Menurut Daniel, surat rekomendasi ini harus diurus setiap bulannya dengan syarat Nelayan memiliki izin melaut (pas kecil) dan bukti pencatatan kapal (BPKP) yang dikeluarkan pihak pelabuhan.
“Sementara banyak dari permukiman Nelayan yang akses pelayanan publiknya belum memadai. Jadi untuk mengurus surat rekomendasi ini tidak mudah,” tutur Daniel.
“Belum lagi ketika para Nelayan kecil ini harus rebutan mendapatkan BBM subsidi dengan Nelayan besar dan kelompok pekerja dari sektor lain yang berhak mendapatkan BBM bersubsidi,” ucapnya.

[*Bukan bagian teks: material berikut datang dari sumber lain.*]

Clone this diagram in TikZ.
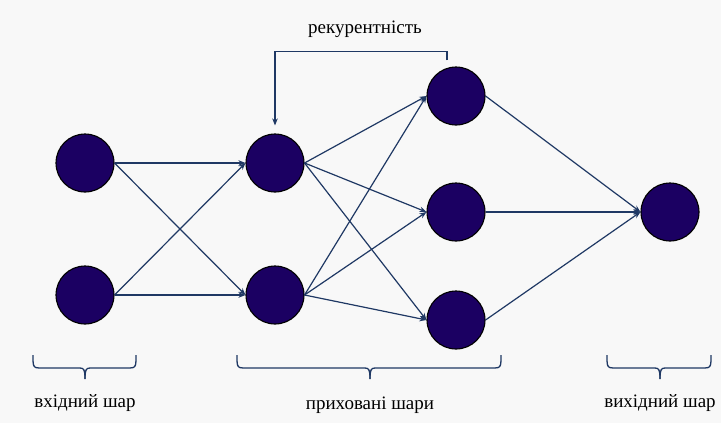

Tentu, ujar Daniel, keadaan ini menjadi ironi mengingat kendaraan pribadi dapat membeli solar bersubsidi tanpa ada syarat administrasi yang cukup rumit. Daniel juga menyoroti data dari KNTI yang menyebut ketersediaan stasiun pengisian BBM untuk nelayan atau Solar Packed Dealer Nelayan (SPDN) hanya 3 persen atau 374 stasiun dibandingkan jumlah desa pesisir di Indonesia.
“Kurangnya infrastruktur untuk kemudahan Nelayan kecil mengakses solar bersubsidi harus segera diatasi. Jadi bantuan bagi Nelayan tidak cukup hanya sekadar Bansos, tapi masalah utamanya juga harus dibenahi,” tutur Legislator dari Dapil Kalimantan Barat I itu.